* [COLLECTED MATERIAL]
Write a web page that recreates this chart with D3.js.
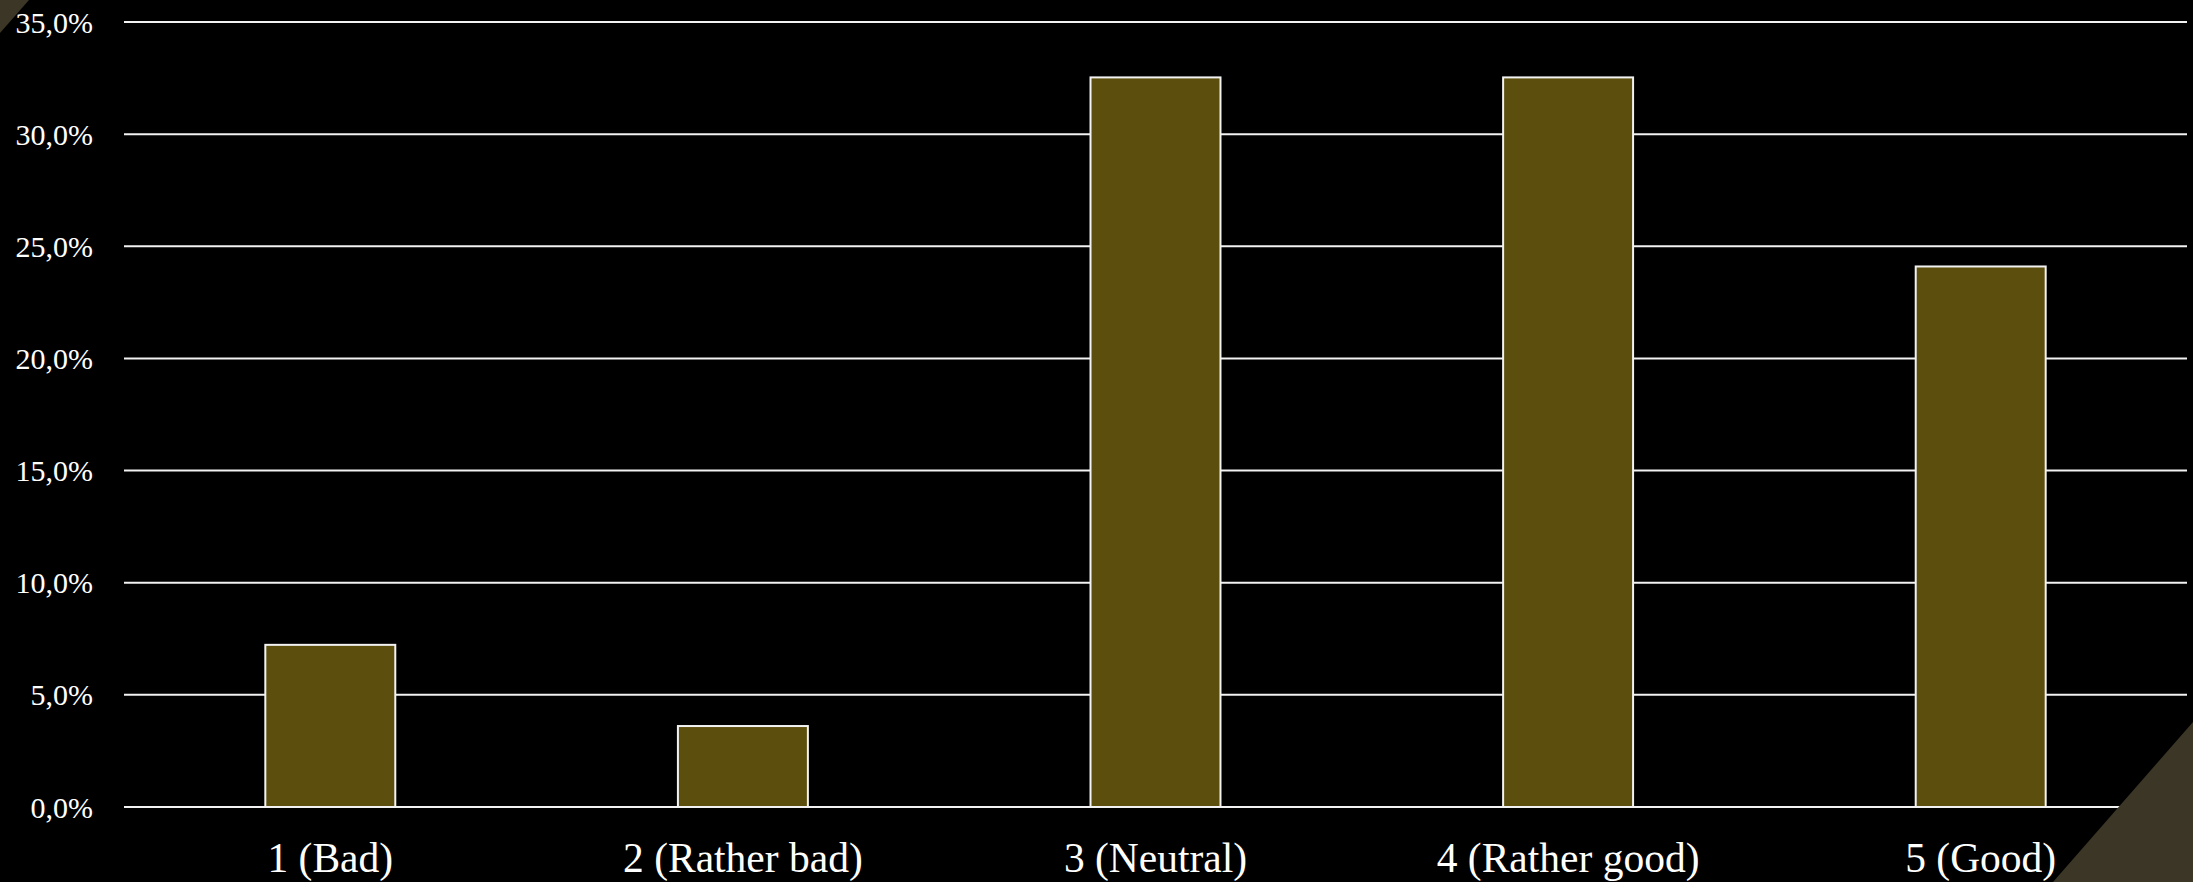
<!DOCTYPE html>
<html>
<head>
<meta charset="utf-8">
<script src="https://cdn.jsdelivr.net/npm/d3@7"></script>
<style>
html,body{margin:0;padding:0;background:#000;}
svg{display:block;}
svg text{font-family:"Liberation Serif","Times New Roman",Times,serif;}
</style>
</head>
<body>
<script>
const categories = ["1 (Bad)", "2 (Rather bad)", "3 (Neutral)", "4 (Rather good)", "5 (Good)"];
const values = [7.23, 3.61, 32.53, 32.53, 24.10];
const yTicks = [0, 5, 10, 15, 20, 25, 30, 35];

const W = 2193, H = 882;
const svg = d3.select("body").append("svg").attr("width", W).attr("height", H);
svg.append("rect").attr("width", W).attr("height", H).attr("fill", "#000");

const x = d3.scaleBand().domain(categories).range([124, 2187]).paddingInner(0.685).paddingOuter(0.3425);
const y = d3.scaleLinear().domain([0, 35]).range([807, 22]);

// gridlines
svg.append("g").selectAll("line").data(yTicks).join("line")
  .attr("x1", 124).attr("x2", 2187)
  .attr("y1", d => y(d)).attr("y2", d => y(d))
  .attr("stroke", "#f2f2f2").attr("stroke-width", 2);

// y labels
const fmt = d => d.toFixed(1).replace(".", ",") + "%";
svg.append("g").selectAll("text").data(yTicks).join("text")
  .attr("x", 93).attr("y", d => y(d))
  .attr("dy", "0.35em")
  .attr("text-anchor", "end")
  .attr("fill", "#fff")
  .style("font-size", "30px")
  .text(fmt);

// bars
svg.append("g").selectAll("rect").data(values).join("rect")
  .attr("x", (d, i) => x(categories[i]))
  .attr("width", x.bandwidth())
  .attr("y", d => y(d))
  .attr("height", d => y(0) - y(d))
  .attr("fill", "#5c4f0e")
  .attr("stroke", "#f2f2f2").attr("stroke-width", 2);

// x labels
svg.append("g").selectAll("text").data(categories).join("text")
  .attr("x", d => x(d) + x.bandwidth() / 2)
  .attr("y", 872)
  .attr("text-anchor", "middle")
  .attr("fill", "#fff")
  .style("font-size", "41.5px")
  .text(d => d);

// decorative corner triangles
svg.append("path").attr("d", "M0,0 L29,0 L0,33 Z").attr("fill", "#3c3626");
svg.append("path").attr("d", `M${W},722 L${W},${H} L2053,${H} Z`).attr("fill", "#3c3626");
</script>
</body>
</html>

* [INSTRUCTIONS FOR THE TASK]
Without the pictures, retype the whole of the material above exactly.

* [THE REPLY]
Write a web page that recreates this chart with D3.js.
<!DOCTYPE html>
<html>
<head>
<meta charset="utf-8">
<script src="https://cdn.jsdelivr.net/npm/d3@7"></script>
<style>
html,body{margin:0;padding:0;background:#000;}
svg{display:block;}
svg text{font-family:"Liberation Serif","Times New Roman",Times,serif;}
</style>
</head>
<body>
<script>
const categories = ["1 (Bad)", "2 (Rather bad)", "3 (Neutral)", "4 (Rather good)", "5 (Good)"];
const values = [7.23, 3.61, 32.53, 32.53, 24.10];
const yTicks = [0, 5, 10, 15, 20, 25, 30, 35];

const W = 2193, H = 882;
const svg = d3.select("body").append("svg").attr("width", W).attr("height", H);
svg.append("rect").attr("width", W).attr("height", H).attr("fill", "#000");

const x = d3.scaleBand().domain(categories).range([124, 2187]).paddingInner(0.685).paddingOuter(0.3425);
const y = d3.scaleLinear().domain([0, 35]).range([807, 22]);

// gridlines
svg.append("g").selectAll("line").data(yTicks).join("line")
  .attr("x1", 124).attr("x2", 2187)
  .attr("y1", d => y(d)).attr("y2", d => y(d))
  .attr("stroke", "#f2f2f2").attr("stroke-width", 2);

// y labels
const fmt = d => d.toFixed(1).replace(".", ",") + "%";
svg.append("g").selectAll("text").data(yTicks).join("text")
  .attr("x", 93).attr("y", d => y(d))
  .attr("dy", "0.35em")
  .attr("text-anchor", "end")
  .attr("fill", "#fff")
  .style("font-size", "30px")
  .text(fmt);

// bars
svg.append("g").selectAll("rect").data(values).join("rect")
  .attr("x", (d, i) => x(categories[i]))
  .attr("width", x.bandwidth())
  .attr("y", d => y(d))
  .attr("height", d => y(0) - y(d))
  .attr("fill", "#5c4f0e")
  .attr("stroke", "#f2f2f2").attr("stroke-width", 2);

// x labels
svg.append("g").selectAll("text").data(categories).join("text")
  .attr("x", d => x(d) + x.bandwidth() / 2)
  .attr("y", 872)
  .attr("text-anchor", "middle")
  .attr("fill", "#fff")
  .style("font-size", "41.5px")
  .text(d => d);

// decorative corner triangles
svg.append("path").attr("d", "M0,0 L29,0 L0,33 Z").attr("fill", "#3c3626");
svg.append("path").attr("d", `M${W},722 L${W},${H} L2053,${H} Z`).attr("fill", "#3c3626");
</script>
</body>
</html>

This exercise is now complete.